Monday, August 15, 2005

We watched Iris again last night, this time on DVD.

Just a thought about it . While we know how the older versions of Iris and John got to be where they are, we know nothing about them when they’re younger. They just appear, ready-made as it were, with no background, no inkling of why she’s so much herself and almost none of why he’s so little himself in so many ways: he does tell her that he was a late starter and that his brother was still doing up his shoelaces for him when he was seven, but that’s it. You can build up a picture of him more easily than her. She’s just suddenly there, as though God had decided to forego the usual process of babyhood and childhood in her case and throw her complete as a young adult into the world.
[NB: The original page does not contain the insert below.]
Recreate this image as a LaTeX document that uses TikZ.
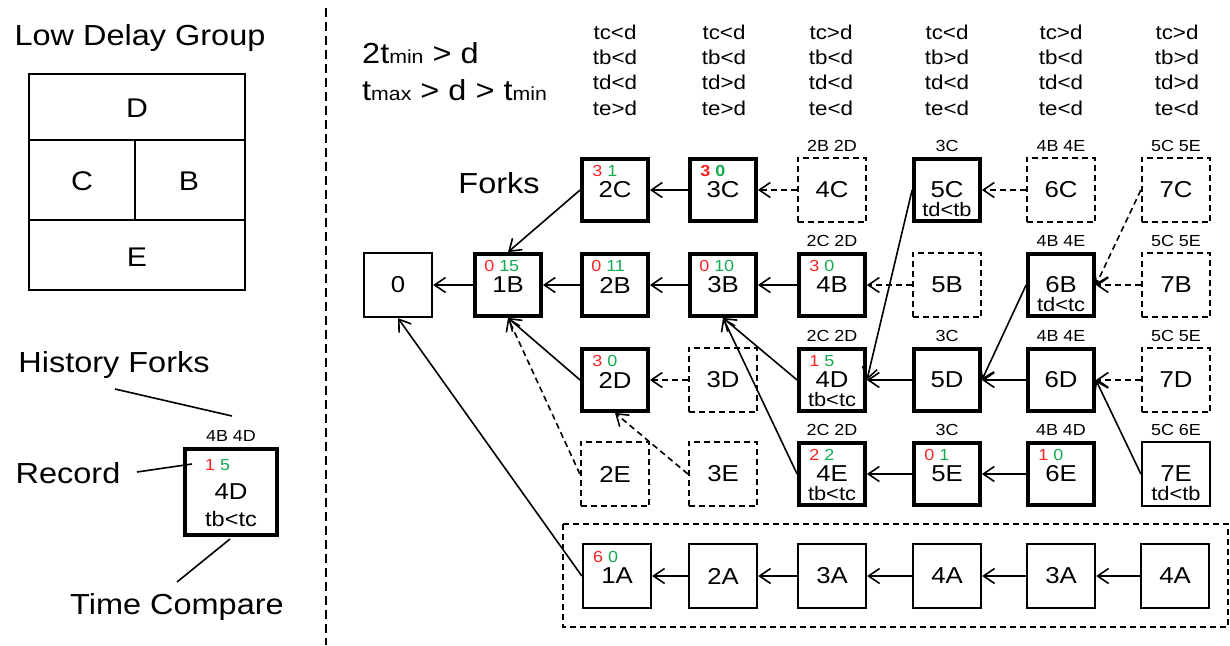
\documentclass[tikz,border=0pt]{standalone}
\usepackage{fontspec}
\setmainfont{Liberation Sans}[FakeStretch=1.12]
\usetikzlibrary{arrows.meta,calc}
\definecolor{recred}{RGB}{250,35,35}
\definecolor{recgreen}{RGB}{20,170,80}
\newcommand{\setfs}[1]{\fontsize{#1}{#1}\selectfont}
\newcommand{\recpair}[2]{{\color{recred}#1} {\color{recgreen}#2}}
\begin{document}
\begin{tikzpicture}[x=1pt,y=-1pt,
  big/.style={inner sep=0pt,font=\setfs{29}},
  cell/.style={inner sep=0pt,font=\setfs{27}},
  thickbox/.style={draw,line width=3.8pt,minimum width=66pt,minimum height=62pt,inner sep=0pt,font=\setfs{23}},
  thinbox/.style={draw,line width=1.8pt,minimum width=68.5pt,minimum height=64.5pt,inner sep=0pt,font=\setfs{23}},
  dashbox/.style={thinbox,dash pattern=on 6pt off 4pt},
  rec/.style={anchor=west,inner sep=0pt,font=\setfs{16}},
  cmp/.style={inner sep=0pt,font=\setfs{19.5}},
  hist/.style={inner sep=0pt,font=\setfs{16}},
  hdr/.style={inner sep=0pt,align=center,font=\fontsize{20}{25.3}\selectfont},
  arr/.style={line width=1.6pt,-{Straight Barb[length=11pt,width=15pt,line width=1.6pt]}},
  darr/.style={arr,dash pattern=on 6pt off 4pt},
  plain/.style={line width=1.6pt}]
\useasboundingbox (0,0) rectangle (1230,645);

% ---------- left panel: low delay group ----------
\node[big] (ldg) at (140,38) {Low Delay Group};
\draw[line width=1.9pt] (29,74) rectangle (245,290);
\draw[line width=1.9pt] (29,140) -- (245,140);
\draw[line width=1.9pt] (29,220) -- (245,220);
\draw[line width=1.9pt] (135,140) -- (135,220);
\node[cell] (gD) at (137,108) {D};
\node[cell] (gC) at (82,181) {C};
\node[cell] (gB) at (189,181) {B};
\node[cell] (gE) at (137,257) {E};

% ---------- left panel: legend ----------
\node[big] (lhist) at (114,365) {History Forks};
\node[big] (lrec) at (68,473) {Record};
\node[big] (ltime) at (177,607) {Time Compare};
\node[draw,line width=3.8pt,minimum width=92pt,minimum height=86pt,inner sep=0pt,font=\setfs{23}] (ex) at (231,492) {4D};
\node[hist] (exh) at (231,436) {4B 4D};
\node[rec] (exr) at (205,465) {\recpair{1}{5}};
\node[cmp,font=\setfs{21}] (exc) at (231,519) {tb<tc};
\coordinate (lh1) at (115,389);
\coordinate (lh2) at (232,416);
\coordinate (lr1) at (137,472);
\coordinate (lr2) at (192,464);
\coordinate (lt1) at (177,582);
\coordinate (lt2) at (230,539);
\draw[plain] (lh1) -- (lh2);
\draw[plain] (lr1) -- (lr2);
\draw[plain] (lt1) -- (lt2);

% separator
\coordinate (s1) at (326,8);
\coordinate (s2) at (326,645);
\draw[line width=1.4pt,dash pattern=on 9pt off 5pt] (s1) -- (s2);

% ---------- conditions ----------
\node[big,anchor=base west] (f1) at (362,63) {2t{\setfs{19}min} > d};
\node[big,anchor=base west] (f2) at (362,100) {t{\setfs{19}max} > d > t{\setfs{19}min}};
\node[hdr] (h1) at (615,70) {tc<d\\tb<d\\td<d\\te>d};
\node[hdr] (h2) at (724,70) {tc<d\\tb<d\\td>d\\te>d};
\node[hdr] (h3) at (831,70) {tc>d\\tb<d\\td<d\\te<d};
\node[hdr] (h4) at (947,70) {tc<d\\tb>d\\td<d\\te<d};
\node[hdr] (h5) at (1061,70) {tc>d\\tb<d\\td<d\\te<d};
\node[hdr] (h6) at (1177,70) {tc>d\\tb>d\\td>d\\te<d};
\node[big] (forks) at (499,183) {Forks};

% ---------- boxes ----------
\node[thinbox] (n0) at (398,285) {0};
\node[thickbox] (n1B) at (508,285) {1B};
% row C
\node[thickbox] (n2C) at (615,190) {2C};
\node[thickbox] (n3C) at (723,190) {3C};
\node[dashbox] (n4C) at (832,190) {4C};
\node[thickbox] (n5C) at (947,190) {5C};
\node[dashbox] (n6C) at (1061,190) {6C};
\node[dashbox] (n7C) at (1176,190) {7C};
% row B
\node[thickbox] (n2B) at (615,285) {2B};
\node[thickbox] (n3B) at (723,285) {3B};
\node[thickbox] (n4B) at (832,285) {4B};
\node[dashbox] (n5B) at (947,285) {5B};
\node[thickbox] (n6B) at (1061,285) {6B};
\node[dashbox] (n7B) at (1176,285) {7B};
% row D
\node[thickbox] (n2D) at (615,380) {2D};
\node[dashbox] (n3D) at (723,380) {3D};
\node[thickbox] (n4D) at (832,380) {4D};
\node[thickbox] (n5D) at (947,380) {5D};
\node[thickbox] (n6D) at (1061,380) {6D};
\node[dashbox] (n7D) at (1176,380) {7D};
% row E
\node[dashbox] (n2E) at (615,474) {2E};
\node[dashbox] (n3E) at (723,474) {3E};
\node[thickbox] (n4E) at (832,474) {4E};
\node[thickbox] (n5E) at (947,474) {5E};
\node[thickbox] (n6E) at (1061,474) {6E};
\node[thinbox] (n7E) at (1176,474) {7E};
% row A
\node[thinbox] (a1) at (617,576) {1A};
\node[thinbox] (a2) at (723,576) {2A};
\node[thinbox] (a3) at (832,576) {3A};
\node[thinbox] (a4) at (947,576) {4A};
\node[thinbox] (a5) at (1061,576) {3A};
\node[thinbox] (a6) at (1175,576) {4A};
\coordinate (dbA1) at (563,524);
\coordinate (dbA2) at (1228,627);
\draw[line width=1.6pt,dash pattern=on 6pt off 4pt] (dbA1) rectangle (dbA2);

% ---------- records ----------
\node[rec] (r1B) at ($(n1B.north west)+(11,14)$) {\recpair{0}{15}};
\node[rec] (r2C) at ($(n2C.north west)+(12,14)$) {\recpair{3}{1}};
\node[rec] (r3C) at ($(n3C.north west)+(12,14)$) {\bfseries\recpair{3}{0}};
\node[rec] (r2B) at ($(n2B.north west)+(11,14)$) {\recpair{0}{11}};
\node[rec] (r3B) at ($(n3B.north west)+(11,14)$) {\recpair{0}{10}};
\node[rec] (r4B) at ($(n4B.north west)+(12,14)$) {\recpair{3}{0}};
\node[rec] (r2D) at ($(n2D.north west)+(12,14)$) {\recpair{3}{0}};
\node[rec] (r4D) at ($(n4D.north west)+(12,14)$) {\recpair{1}{5}};
\node[rec] (r4E) at ($(n4E.north west)+(12,14)$) {\recpair{2}{2}};
\node[rec] (r5E) at ($(n5E.north west)+(12,14)$) {\recpair{0}{1}};
\node[rec] (r6E) at ($(n6E.north west)+(12,14)$) {\recpair{1}{0}};
\node[rec] (r1A) at ($(a1.north west)+(11,14)$) {\recpair{6}{0}};

% ---------- comparisons ----------
\node[cmp] (c5C) at ($(n5C.center)+(0,20)$) {td<tb};
\node[cmp] (c6B) at ($(n6B.center)+(0,20)$) {td<tc};
\node[cmp] (c4D) at ($(n4D.center)+(0,20)$) {tb<tc};
\node[cmp] (c4E) at ($(n4E.center)+(0,20)$) {tb<tc};
\node[cmp] (c7E) at ($(n7E.center)+(0,20)$) {td<tb};

% ---------- history forks ----------
\node[hist] (k4C) at ($(n4C.north)+(0,-11)$) {2B 2D};
\node[hist] (k5C) at ($(n5C.north)+(0,-11)$) {3C};
\node[hist] (k6C) at ($(n6C.north)+(0,-11)$) {4B 4E};
\node[hist] (k7C) at ($(n7C.north)+(0,-11)$) {5C 5E};
\node[hist] (k4B) at ($(n4B.north)+(0,-11)$) {2C 2D};
\node[hist] (k6B) at ($(n6B.north)+(0,-11)$) {4B 4E};
\node[hist] (k7B) at ($(n7B.north)+(0,-11)$) {5C 5E};
\node[hist] (k4D) at ($(n4D.north)+(0,-11)$) {2C 2D};
\node[hist] (k5D) at ($(n5D.north)+(0,-11)$) {3C};
\node[hist] (k6D) at ($(n6D.north)+(0,-11)$) {4B 4E};
\node[hist] (k7D) at ($(n7D.north)+(0,-11)$) {5C 5E};
\node[hist] (k4E) at ($(n4E.north)+(0,-11)$) {2C 2D};
\node[hist] (k5E) at ($(n5E.north)+(0,-11)$) {3C};
\node[hist] (k6E) at ($(n6E.north)+(0,-11)$) {4B 4D};
\node[hist] (k7E) at ($(n7E.north)+(0,-11)$) {5C 6E};

% ---------- connectors ----------
\draw[arr] (n1B) -- (n0);
\draw[arr] (n2B) -- (n1B);
\draw[arr] (n3B) -- (n2B);
\draw[arr] (n4B) -- (n3B);
\draw[darr] (n5B) -- (n4B);
\draw[darr] (n7B) -- (n6B);
\draw[arr] (n3C) -- (n2C);
\draw[darr] (n4C) -- (n3C);
\draw[darr] (n6C) -- (n5C);
\draw[darr] (n3D) -- (n2D);
\draw[arr] (n5D) -- (n4D);
\draw[arr] (n6D) -- (n5D);
\draw[darr] (n7D) -- (n6D);
\draw[arr] (n5E) -- (n4E);
\draw[arr] (n6E) -- (n5E);
\draw[arr] (n2C.west) -- (n1B.north);
\draw[arr] (n2D.west) -- (n1B.south);
\draw[darr] (n2E.west) -- (n1B.south);
\draw[darr] (n3E.west) -- (n2D.south);
\draw[arr] (n4D.west) -- (n3B.south);
\draw[arr] (n4E.west) -- (n3B.south);
\draw[arr] (n5C.west) -- (n4D.east);
\draw[arr] (n6B.west) -- (n5D.east);
\draw[darr] (n7C.west) -- (n6B.east);
\draw[arr] (n7E.west) -- (n6D.east);
\draw[arr] (a1.west) -- (n0.south);
\draw[arr] (a2) -- (a1);
\draw[arr] (a3) -- (a2);
\draw[arr] (a4) -- (a3);
\draw[arr] (a5) -- (a4);
\draw[arr] (a6) -- (a5);
\end{tikzpicture}
\end{document}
We hear about her former lovers, but that only adds to the promiscuity that seems so much of her youth; it doesn’t tell us anything about her, because the promiscuity seems almost a sham, in a way – her casual attitude to Maurice, for instance (even though he is a pain) seems more hurtful than anything, and there are times when she seems to look at herself through John’s eyes and wonder what on earth it is she’s playing at.

I realise that the film isn’t interested in a biography of Murdoch, but in detailing the awful downhill spiral that she suffered in her last years, and the way this contrasted with the utter life she had in her youth. And no doubt I could go and find out about her earlier life if I wanted to. (I just did.) Still it struck me as a little odd in the film itself.